Required task: Omit every picture and return the rest of the data unaltered.

Source material:
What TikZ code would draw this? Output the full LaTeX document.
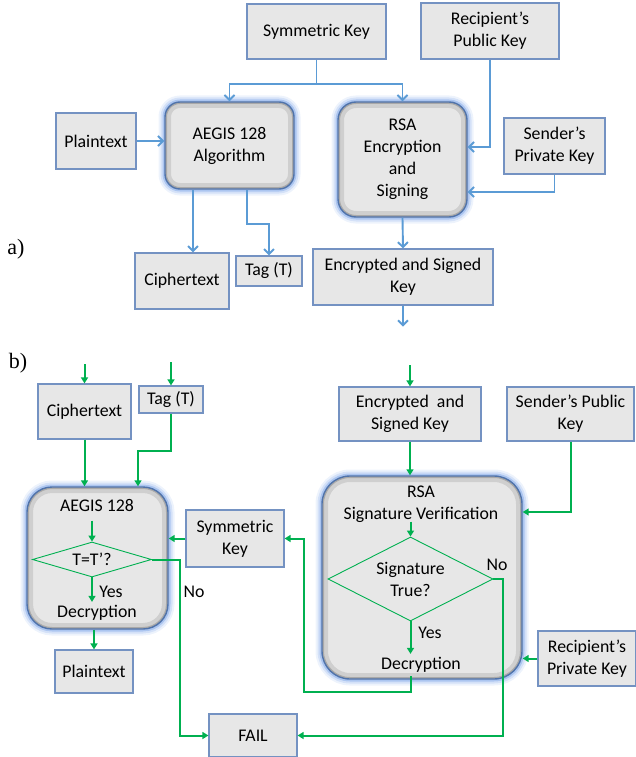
\documentclass[tikz,border=0pt]{standalone}
\usepackage{fontspec}
\setmainfont{Carlito}
\newfontfamily\partfont{Liberation Serif}
\usetikzlibrary{arrows.meta, shapes.geometric}

\definecolor{lineblue}{RGB}{91,155,213}
\definecolor{boxedge}{RGB}{116,146,194}
\definecolor{boxfill}{RGB}{231,231,231}
\definecolor{roundedge}{RGB}{80,115,170}
\definecolor{glowblue}{RGB}{110,155,230}
\definecolor{flowgreen}{RGB}{0,176,80}

\begin{document}
\begin{tikzpicture}[x=1pt, y=-1pt,
    every node/.style={font=\fontsize{17.8}{22}\selectfont, align=center, text=black},
    partlabel/.style={font=\partfont\fontsize{22}{26}\selectfont},
    keybox/.style={draw=boxedge, fill=boxfill, line width=1.2pt, inner sep=0pt},
    procbox/.style={draw=roundedge, fill=boxfill, line width=1.4pt, rounded corners=#1, inner sep=0pt,
        preaction={draw=glowblue, line width=13pt, opacity=0.12},
        preaction={draw=glowblue, line width=9pt, opacity=0.2},
        preaction={draw=glowblue, line width=5pt, opacity=0.4},
        path picture={
            \draw[black, opacity=0.10, line width=12pt, rounded corners=#1]
                (path picture bounding box.south west) rectangle (path picture bounding box.north east);
            \draw[black, opacity=0.18, line width=4pt, rounded corners=#1]
                (path picture bounding box.south west) rectangle (path picture bounding box.north east);
        }},
    diam/.style={diamond, draw=flowgreen, line width=0.9pt, inner sep=0pt},
    bluearrow/.style={draw=lineblue, line width=1.9pt, -{Straight Barb[length=5pt, width=10pt]}},
    greenarrow/.style={draw=flowgreen, line width=2pt, -{Triangle[length=6pt, width=7pt]}}]

  \useasboundingbox (0,0) rectangle (635,757);

  % a) encryption
  \node[keybox, minimum width=139pt, minimum height=55pt] (symkey) at (316.5,31.5) {Symmetric Key};
  \node[keybox, minimum width=138pt, minimum height=56pt] (recpub) at (490,31) {Recipient’s\\Public Key};
  \node[keybox, minimum width=80pt, minimum height=56pt] (plain) at (96,141) {Plaintext};
  \node[procbox=15pt, minimum width=129pt, minimum height=87pt] (aegis) at (229.5,145.5) {AEGIS 128\\Algorithm};
  \node[procbox=18pt, minimum width=129pt, minimum height=115pt] (rsa) at (402.5,159.5) {RSA\\Encryption\\and\\Signing};
  \node[keybox, minimum width=101pt, minimum height=56pt] (sendpriv) at (554.5,146) {Sender’s\\Private Key};
  \node[keybox, minimum width=94pt, minimum height=56pt] (ciph) at (182,281) {Ciphertext};
  \node[keybox, minimum width=66pt, minimum height=30pt] (tag) at (269,271) {Tag (T)};
  \node[keybox, minimum width=180pt, minimum height=56pt] (encsig) at (403,277) {Encrypted and Signed\\Key};
  \node[partlabel] (parta) at (16,249) {a)};

  \draw[bluearrow] (symkey.south) -- ++(0,24) coordinate (fork) -| (aegis.north);
  \draw[bluearrow] (fork) -| (rsa.north);
  \draw[bluearrow] (plain.east) -- (plain.east -| aegis.west);
  \draw[bluearrow] (recpub.south) |- (rsa.east |- 0,147);
  \draw[bluearrow] (sendpriv.south) |- (rsa.east |- 0,192);
  \draw[bluearrow] (aegis.south -| 193,0) -- (ciph.north -| 193,0);
  \draw[bluearrow] (aegis.south -| 247,0) -- ++(0,34) -| (tag.north);
  \draw[bluearrow] (rsa.south) -- (encsig.north);
  \draw[bluearrow] (encsig.south) -- ++(0,21) coordinate (encsig-out);

  % b) decryption
  \node[partlabel] (partb) at (18,363) {b)};
  \node[keybox, minimum width=93pt, minimum height=55pt] (ciphB) at (84.5,411.5) {Ciphertext};
  \node[keybox, minimum width=64pt, minimum height=27pt] (tagB) at (171,399.5) {Tag (T)};
  \node[keybox, minimum width=142pt, minimum height=54pt] (encB) at (410,414) {Encrypted~~and\\Signed Key};
  \node[keybox, minimum width=127pt, minimum height=54pt] (sendpub) at (570.5,414) {Sender’s Public\\Key};
  \node[procbox=25pt, minimum width=141pt, minimum height=142pt] (aegisB) at (97.5,558) {};
  \node[procbox=28pt, minimum width=200pt, minimum height=203pt] (rsaB) at (422,577.5) {};
  \node[keybox, minimum width=98pt, minimum height=57pt] (symB) at (235,538.5) {Symmetric\\Key};
  \node[keybox, minimum width=78pt, minimum height=43pt] (plainB) at (94,671.5) {Plaintext};
  \node[keybox, minimum width=88pt, minimum height=43pt] (fail) at (253,735.5) {FAIL};
  \node[keybox, minimum width=98pt, minimum height=55pt] (recpriv) at (587,658.5) {Recipient’s\\Private Key};

  % inside the AEGIS block
  \node (aegisB-title) at (97,505) {AEGIS 128};
  \node[diam, minimum width=119pt, minimum height=35pt] (check) at (92,559.5) {};
  \node (check-txt) at (check) {T=T’?};
  \node (aegisB-dec) at (97,613) {Decryption};
  \node (yes1) at (111,592) {Yes};
  \node (no1) at (194,592) {No};

  % inside the RSA block
  \node (rsaB-title) at (421,504.5) {RSA\\Signature Verification};
  \node[diam, minimum width=165pt, minimum height=84pt] (sigcheck) at (410.5,579) {};
  \node (sigcheck-txt) at (sigcheck) {Signature\\True?};
  \node (rsaB-dec) at (421,665) {Decryption};
  \node (yes2) at (430,633) {Yes};
  \node (no2) at (497,565) {No};

  \draw[greenarrow] ([yshift=19pt]ciphB.north) -- (ciphB.north);
  \draw[greenarrow] ([yshift=23pt]tagB.north) -- (tagB.north);
  \draw[greenarrow] ([yshift=21pt]encB.north) -- (encB.north);
  \draw[greenarrow] (ciphB.south) -- (ciphB.south |- aegisB.north);
  \draw[greenarrow] (tagB.south) -- ++(0,37) -| (aegisB.north -| 138,0);
  \draw[greenarrow] ([yshift=21pt]check.north) -- (check.north);
  \draw[greenarrow] (check.south) -- (check.south |- aegisB-dec.north);
  \draw[greenarrow] (aegisB.south -| plainB.north) -- (plainB.north);
  \draw[greenarrow] (check.east) -| (180,0 |- fail.west) -- (fail.west);
  \draw[greenarrow] (symB.west) -- (symB.west -| aegisB.east);
  \draw[greenarrow] (encB.south) -- (encB.south |- rsaB.north);
  \draw[greenarrow] (sendpub.south) |- (rsaB.east |- 0,512);
  \draw[greenarrow] ([yshift=15pt]sigcheck.north) -- (sigcheck.north);
  \draw[greenarrow] (sigcheck.south) -- (sigcheck.south |- rsaB-dec.north);
  \draw[greenarrow] (sigcheck.east) -- ++(10,0) |- (fail.east);
  \draw[greenarrow] (rsaB-dec.south -| sigcheck.south) -- ++(0,16) -| ([xshift=19pt]symB.east) -- (symB.east);
  \draw[greenarrow] (recpriv.west) -- (recpriv.west -| rsaB.east);
\end{tikzpicture}
\end{document}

Reply to the exercise:
What TikZ code would draw this? Output the full LaTeX document.
\documentclass[tikz,border=0pt]{standalone}
\usepackage{fontspec}
\setmainfont{Carlito}
\newfontfamily\partfont{Liberation Serif}
\usetikzlibrary{arrows.meta, shapes.geometric}

\definecolor{lineblue}{RGB}{91,155,213}
\definecolor{boxedge}{RGB}{116,146,194}
\definecolor{boxfill}{RGB}{231,231,231}
\definecolor{roundedge}{RGB}{80,115,170}
\definecolor{glowblue}{RGB}{110,155,230}
\definecolor{flowgreen}{RGB}{0,176,80}

\begin{document}
\begin{tikzpicture}[x=1pt, y=-1pt,
    every node/.style={font=\fontsize{17.8}{22}\selectfont, align=center, text=black},
    partlabel/.style={font=\partfont\fontsize{22}{26}\selectfont},
    keybox/.style={draw=boxedge, fill=boxfill, line width=1.2pt, inner sep=0pt},
    procbox/.style={draw=roundedge, fill=boxfill, line width=1.4pt, rounded corners=#1, inner sep=0pt,
        preaction={draw=glowblue, line width=13pt, opacity=0.12},
        preaction={draw=glowblue, line width=9pt, opacity=0.2},
        preaction={draw=glowblue, line width=5pt, opacity=0.4},
        path picture={
            \draw[black, opacity=0.10, line width=12pt, rounded corners=#1]
                (path picture bounding box.south west) rectangle (path picture bounding box.north east);
            \draw[black, opacity=0.18, line width=4pt, rounded corners=#1]
                (path picture bounding box.south west) rectangle (path picture bounding box.north east);
        }},
    diam/.style={diamond, draw=flowgreen, line width=0.9pt, inner sep=0pt},
    bluearrow/.style={draw=lineblue, line width=1.9pt, -{Straight Barb[length=5pt, width=10pt]}},
    greenarrow/.style={draw=flowgreen, line width=2pt, -{Triangle[length=6pt, width=7pt]}}]

  \useasboundingbox (0,0) rectangle (635,757);

  % a) encryption
  \node[keybox, minimum width=139pt, minimum height=55pt] (symkey) at (316.5,31.5) {Symmetric Key};
  \node[keybox, minimum width=138pt, minimum height=56pt] (recpub) at (490,31) {Recipient’s\\Public Key};
  \node[keybox, minimum width=80pt, minimum height=56pt] (plain) at (96,141) {Plaintext};
  \node[procbox=15pt, minimum width=129pt, minimum height=87pt] (aegis) at (229.5,145.5) {AEGIS 128\\Algorithm};
  \node[procbox=18pt, minimum width=129pt, minimum height=115pt] (rsa) at (402.5,159.5) {RSA\\Encryption\\and\\Signing};
  \node[keybox, minimum width=101pt, minimum height=56pt] (sendpriv) at (554.5,146) {Sender’s\\Private Key};
  \node[keybox, minimum width=94pt, minimum height=56pt] (ciph) at (182,281) {Ciphertext};
  \node[keybox, minimum width=66pt, minimum height=30pt] (tag) at (269,271) {Tag (T)};
  \node[keybox, minimum width=180pt, minimum height=56pt] (encsig) at (403,277) {Encrypted and Signed\\Key};
  \node[partlabel] (parta) at (16,249) {a)};

  \draw[bluearrow] (symkey.south) -- ++(0,24) coordinate (fork) -| (aegis.north);
  \draw[bluearrow] (fork) -| (rsa.north);
  \draw[bluearrow] (plain.east) -- (plain.east -| aegis.west);
  \draw[bluearrow] (recpub.south) |- (rsa.east |- 0,147);
  \draw[bluearrow] (sendpriv.south) |- (rsa.east |- 0,192);
  \draw[bluearrow] (aegis.south -| 193,0) -- (ciph.north -| 193,0);
  \draw[bluearrow] (aegis.south -| 247,0) -- ++(0,34) -| (tag.north);
  \draw[bluearrow] (rsa.south) -- (encsig.north);
  \draw[bluearrow] (encsig.south) -- ++(0,21) coordinate (encsig-out);

  % b) decryption
  \node[partlabel] (partb) at (18,363) {b)};
  \node[keybox, minimum width=93pt, minimum height=55pt] (ciphB) at (84.5,411.5) {Ciphertext};
  \node[keybox, minimum width=64pt, minimum height=27pt] (tagB) at (171,399.5) {Tag (T)};
  \node[keybox, minimum width=142pt, minimum height=54pt] (encB) at (410,414) {Encrypted~~and\\Signed Key};
  \node[keybox, minimum width=127pt, minimum height=54pt] (sendpub) at (570.5,414) {Sender’s Public\\Key};
  \node[procbox=25pt, minimum width=141pt, minimum height=142pt] (aegisB) at (97.5,558) {};
  \node[procbox=28pt, minimum width=200pt, minimum height=203pt] (rsaB) at (422,577.5) {};
  \node[keybox, minimum width=98pt, minimum height=57pt] (symB) at (235,538.5) {Symmetric\\Key};
  \node[keybox, minimum width=78pt, minimum height=43pt] (plainB) at (94,671.5) {Plaintext};
  \node[keybox, minimum width=88pt, minimum height=43pt] (fail) at (253,735.5) {FAIL};
  \node[keybox, minimum width=98pt, minimum height=55pt] (recpriv) at (587,658.5) {Recipient’s\\Private Key};

  % inside the AEGIS block
  \node (aegisB-title) at (97,505) {AEGIS 128};
  \node[diam, minimum width=119pt, minimum height=35pt] (check) at (92,559.5) {};
  \node (check-txt) at (check) {T=T’?};
  \node (aegisB-dec) at (97,613) {Decryption};
  \node (yes1) at (111,592) {Yes};
  \node (no1) at (194,592) {No};

  % inside the RSA block
  \node (rsaB-title) at (421,504.5) {RSA\\Signature Verification};
  \node[diam, minimum width=165pt, minimum height=84pt] (sigcheck) at (410.5,579) {};
  \node (sigcheck-txt) at (sigcheck) {Signature\\True?};
  \node (rsaB-dec) at (421,665) {Decryption};
  \node (yes2) at (430,633) {Yes};
  \node (no2) at (497,565) {No};

  \draw[greenarrow] ([yshift=19pt]ciphB.north) -- (ciphB.north);
  \draw[greenarrow] ([yshift=23pt]tagB.north) -- (tagB.north);
  \draw[greenarrow] ([yshift=21pt]encB.north) -- (encB.north);
  \draw[greenarrow] (ciphB.south) -- (ciphB.south |- aegisB.north);
  \draw[greenarrow] (tagB.south) -- ++(0,37) -| (aegisB.north -| 138,0);
  \draw[greenarrow] ([yshift=21pt]check.north) -- (check.north);
  \draw[greenarrow] (check.south) -- (check.south |- aegisB-dec.north);
  \draw[greenarrow] (aegisB.south -| plainB.north) -- (plainB.north);
  \draw[greenarrow] (check.east) -| (180,0 |- fail.west) -- (fail.west);
  \draw[greenarrow] (symB.west) -- (symB.west -| aegisB.east);
  \draw[greenarrow] (encB.south) -- (encB.south |- rsaB.north);
  \draw[greenarrow] (sendpub.south) |- (rsaB.east |- 0,512);
  \draw[greenarrow] ([yshift=15pt]sigcheck.north) -- (sigcheck.north);
  \draw[greenarrow] (sigcheck.south) -- (sigcheck.south |- rsaB-dec.north);
  \draw[greenarrow] (sigcheck.east) -- ++(10,0) |- (fail.east);
  \draw[greenarrow] (rsaB-dec.south -| sigcheck.south) -- ++(0,16) -| ([xshift=19pt]symB.east) -- (symB.east);
  \draw[greenarrow] (recpriv.west) -- (recpriv.west -| rsaB.east);
\end{tikzpicture}
\end{document}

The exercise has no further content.